Potential Uribe-backed presidential candidate criticizes govt

Former minister Oscar Ivan Zuluaga, considered the frontrunner to oppose President Juan Manuel Santos in the 2014 elections, spoke on his potential candidacy and the problems facing Colombia under the current administration in an interview with newspaper El Tiempo.

Zuluaga, who served as finance minister during the presidency of Alvaro Uribe between 2007 and 2010, said he is “working to earn the trust of citizens” as well as Uribe’s, who announced the formation of a new political movement Thursday called the “Democratic Center Coalition” aimed at providing an opposition candidate to Santos in two years.

Zuluaga took the opportunity to reveal his laundry list of complaints against the current administration, positioning himself as a Uribe loyalist ready to reclaim the country.

“I think things aren’t going well now, when you look at what just happened with the justice reform,” he said, referring to the June passing of a controversial bill aimed at overhauling the country’s judiciary, which was promptly scrapped after last-minute changes spurred widespread criticism. “The economy is weakening. This is a centralized government that has lost touch with certain regions. All this is what my proposal would recover politically,” he added.

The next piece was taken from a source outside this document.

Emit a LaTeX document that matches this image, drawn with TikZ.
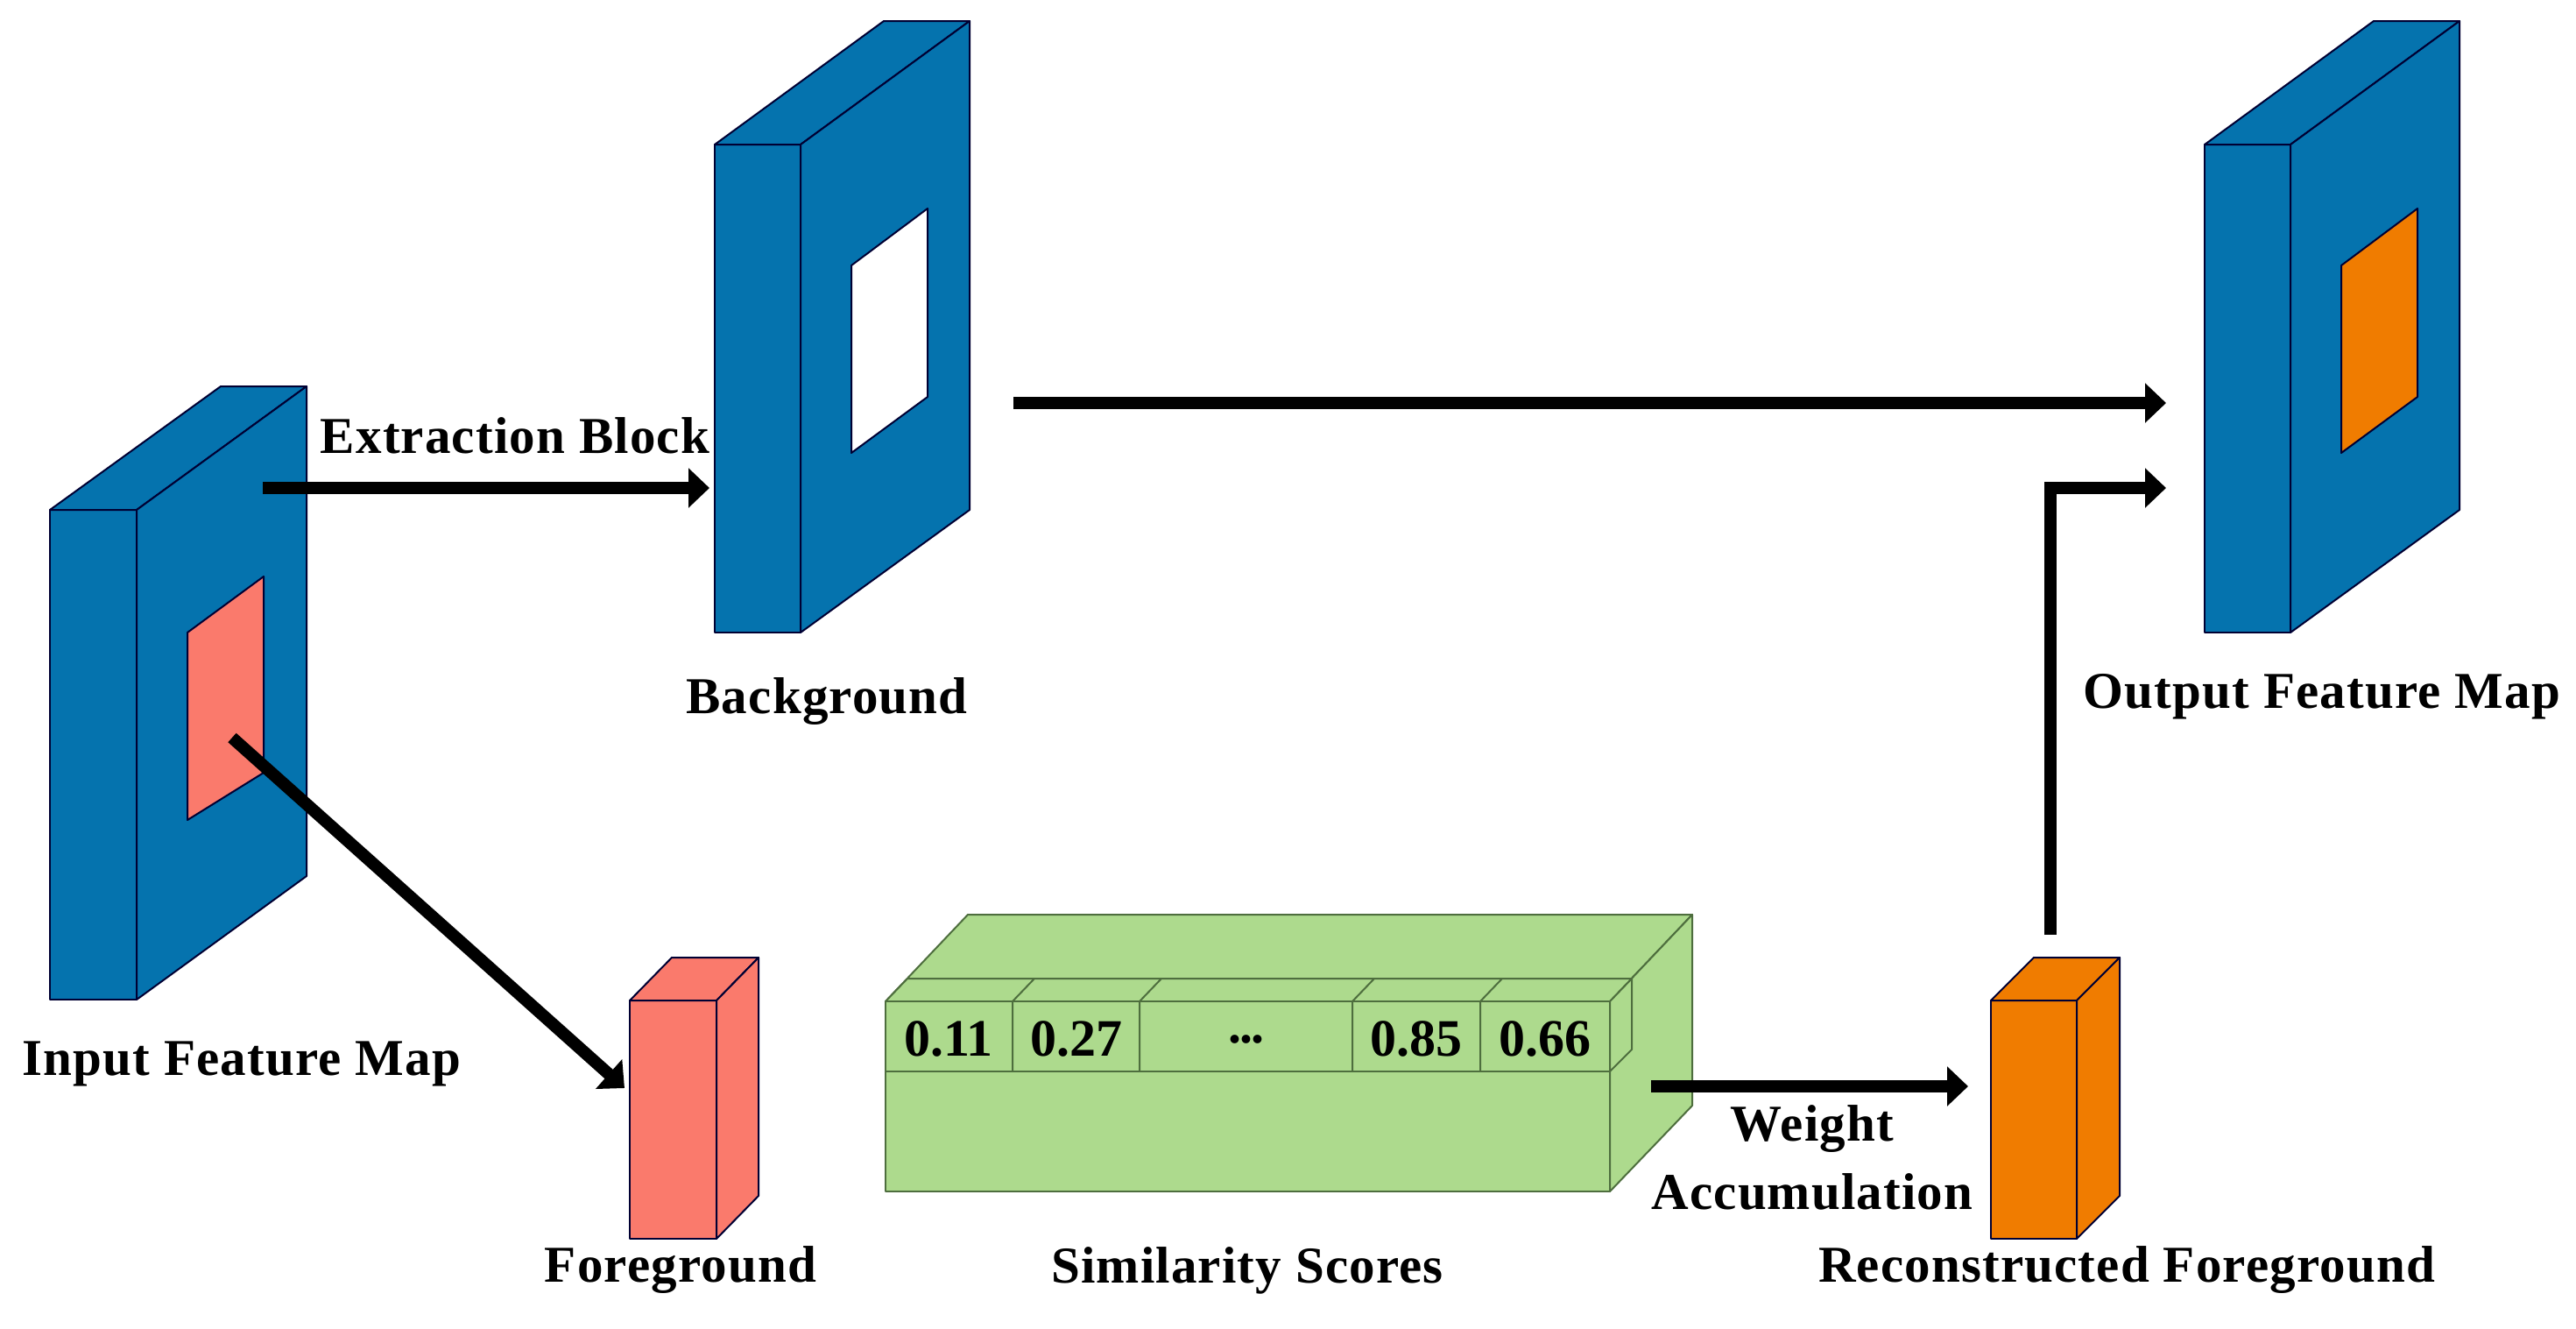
\documentclass[tikz,border=0pt]{standalone}
\usepackage{fontspec}
\setmainfont{Liberation Serif}
\usetikzlibrary{arrows.meta}
\definecolor{slab}{HTML}{0573AE}
\definecolor{salmon}{HTML}{FA7A6C}
\definecolor{orng}{HTML}{F07C00}
\definecolor{grn}{HTML}{ADDA8D}
\definecolor{grnl}{HTML}{4E6E3E}
\begin{document}
\begin{tikzpicture}[x=1pt,y=-1pt,
  face/.style={draw=black!80!blue,line width=2pt,line join=round},
  gface/.style={fill=grn,draw=grnl,line width=2pt,line join=round},
  arr/.style={line width=14pt,-{Triangle[length=24pt,width=44pt]}},
  lab/.style={font=\fontsize{59}{60}\selectfont\bfseries\addfontfeatures{LetterSpace=2},inner sep=0pt},
  num/.style={font=\fontsize{60}{62}\selectfont\bfseries,inner sep=0pt}]
\useasboundingbox (0,0) rectangle (2941,1516);
% input slab
\filldraw[face,fill=slab] (57,582) rectangle (156,1141);
\filldraw[face,fill=slab] (57,582) -- (252,441) -- (350,441) -- (156,582) -- cycle;
\filldraw[face,fill=slab] (156,582) -- (350,441) -- (350,1000) -- (156,1141) -- cycle;
\filldraw[face,fill=salmon] (214,722) -- (301,658) -- (301,882) -- (214,936) -- cycle;
% background slab
\filldraw[face,fill=slab] (816,165) rectangle (914,722);
\filldraw[face,fill=slab] (816,165) -- (1009,24) -- (1107,24) -- (914,165) -- cycle;
\filldraw[face,fill=slab] (914,165) -- (1107,24) -- (1107,582) -- (914,722) -- cycle;
\filldraw[face,fill=white] (972,303) -- (1059,238) -- (1059,453) -- (972,517) -- cycle;
% output slab
\filldraw[face,fill=slab] (2517,165) rectangle (2615,722);
\filldraw[face,fill=slab] (2517,165) -- (2710,24) -- (2808,24) -- (2615,165) -- cycle;
\filldraw[face,fill=slab] (2615,165) -- (2808,24) -- (2808,582) -- (2615,722) -- cycle;
\filldraw[face,fill=orng] (2673,303) -- (2760,238) -- (2760,453) -- (2673,517) -- cycle;
% foreground box
\filldraw[face,fill=salmon] (719,1142) rectangle (818,1414);
\filldraw[face,fill=salmon] (719,1142) -- (767,1093) -- (866,1093) -- (818,1142) -- cycle;
\filldraw[face,fill=salmon] (818,1142) -- (866,1093) -- (866,1365) -- (818,1414) -- cycle;
% reconstructed box
\filldraw[face,fill=orng] (2273,1142) rectangle (2371,1414);
\filldraw[face,fill=orng] (2273,1142) -- (2322,1093) -- (2420,1093) -- (2371,1142) -- cycle;
\filldraw[face,fill=orng] (2371,1142) -- (2420,1093) -- (2420,1365) -- (2371,1414) -- cycle;
% similarity box
\filldraw[gface] (1011,1143) rectangle (1838,1360);
\filldraw[gface] (1011,1143) -- (1105,1044) -- (1932,1044) -- (1838,1143) -- cycle;
\filldraw[gface] (1838,1143) -- (1932,1044) -- (1932,1262) -- (1838,1360) -- cycle;
\filldraw[gface] (1011,1143) -- (1036,1117) -- (1863,1117) -- (1838,1143) -- cycle;
\filldraw[gface] (1838,1143) -- (1863,1117) -- (1863,1198) -- (1838,1223) -- cycle;
\filldraw[gface] (1011,1143) rectangle (1838,1223);
\foreach \x in {1156,1301,1544,1690}{
  \draw[grnl,line width=2pt] (\x,1223) -- (\x,1143) -- (\x+25,1117);}
\node[num] (c1) at (1083,1186) {0.11};
\node[num] (c2) at (1229,1186) {0.27};
\node[num] (c3) at (1423,1186) {\addfontfeatures{LetterSpace=-3}...};
\node[num] (c4) at (1617,1186) {0.85};
\node[num] (c5) at (1764,1186) {0.66};
% labels
\node[lab] (eb) at (588,497) {Extraction Block};
\node[lab] (bg) at (944,801) {Background};
\node[lab] (ofm) at (2651,795) {Output Feature Map};
\node[lab] (ifm) at (276,1214) {Input Feature Map};
\node[lab] (fg) at (777,1450) {Foreground};
\node[lab] (ss) at (1424,1450) {Similarity Scores};
\node[lab] (rf) at (2428,1450) {Reconstructed Foreground};
\node[lab] (w1) at (2069,1289) {Weight};
\node[lab] (w2) at (2069,1360) {Accumulation};
% connector coordinates
\coordinate (a1) at (300,557); \coordinate (a2) at (810,557);
\coordinate (b1) at (1157,460); \coordinate (b2) at (2473,460);
\coordinate (d1) at (265,842); \coordinate (d2) at (713,1242);
\coordinate (g1) at (1885,1240); \coordinate (g2) at (2247,1240);
\coordinate (r1) at (2341,1067); \coordinate (r2) at (2473,557);
\draw[arr] (a1) -- (a2);
\draw[arr] (b1) -- (b2);
\draw[arr] (d1) -- (d2);
\draw[arr] (g1) -- (g2);
\draw[arr,line join=miter] (r1) |- (r2);
\end{tikzpicture}
\end{document}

He highlighted public spending as the source of Colombia’s economic concerns, claiming current Finance Minister Juan Carlos Echeverry “missed the path of a more austere government.” The former senator revealed he was working on “a structural change in the design of tax law” that he hopes to unveil shortly.

On the issue of terrorism, Zuluaga felt Santos had failed by blaming a “black hand” for the May 15 bombing in Bogota that targeted former minister Fernando Londoño, “when it was clear” that those resposible for the terrorist attack “were the FARC.”

Colombia’s prosecutor general said in June there was “serious evidence” linking the FARC to the attack, with the arrest of several alleged memebers, despite government officials initial reluctance to point fingers at the guerrilla group. “There has been a change in the strategy against terrorism that is undermining democratic security. Are we not less secure than we thought compared to the country President Uribe gave us?” he added.

The minister was also vocal on the subject of Colombia’s Legal Framework for Peace, approved in mid-June, that would give demobilized members of illegal armed groups legal benefits, causing some to accuse Santos of providing impunity to human rights violators. Zuluaga feels that since Santos’ 2010 election, the government has had “an obsession with a negotiated peace,” causing soldiers charged with crimes to “plead guilty on the basis of receiving a shorter sentence, rather than submit to a judgment that can lead to 30 or 50 years” in prison. “It sends a difficult message for an institution that requires enormous political support,” he said.

Finally, Zuluaga stressed the importance of providing a good education for young Colombians, claiming it as “the only way to transform a society.”

“I am excited to begin the process of earning the trust of Colombians to be Uribe’s candidate for 2014,” he said.

A June poll revealed that President Santos’ approval ratings have plummeted to 55%, a ten-point slide since April.